View this video on YouTube

youtube.com

Phife’s urgent, high-strung vocals jumped right off the track’s acoustic bassline, out of my boombox speakers, and grabbed me by the teeth. For the next 45 seconds everything else went away. I played the album over and over that evening, and late into the night, wrapped up in the perfect chemistry of Tip’s smooth cadence and obtuse lyrics, and Phife’s excitable timbre and blunt point of view. Where Tip flowed atop the beats with ease, Phife strangled the track and bounded around it with his own counter rhythms. And his hilarious, grumpy Napoleon Complex-ridden raps were endlessly entertaining.

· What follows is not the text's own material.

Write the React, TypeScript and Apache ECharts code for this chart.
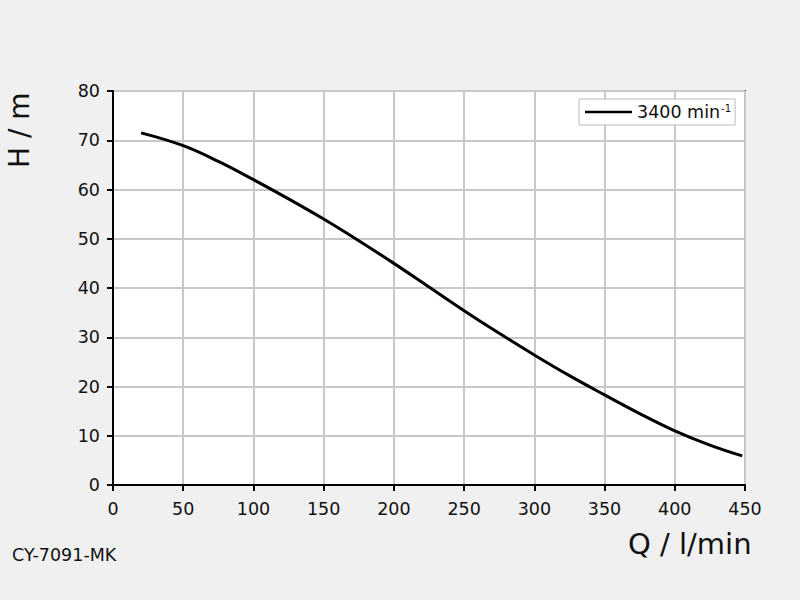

In the weeks that followed, Jimmy and I would rap the songs on the album to each other over the phone. He was always Q-Tip. I was always Phife Dawg. I was, of course, aware that this was Jimmy’s way of asserting his alpha since Tip was the leader, but I was totally cool with it, because at the end of the day, Phife had the one-liners.

“I sport New Balance sneakers to avoid a narrow path.”

And of course the eternally epic:

“Bust a nut in your eye to show you where I come from.”

Those lines are etched in my brain forever. That whole album is indelible. My passion for music, and hip-hop in particular, was elevated from casual to obsessive, and though I didn’t know it, the course of my life changed forever.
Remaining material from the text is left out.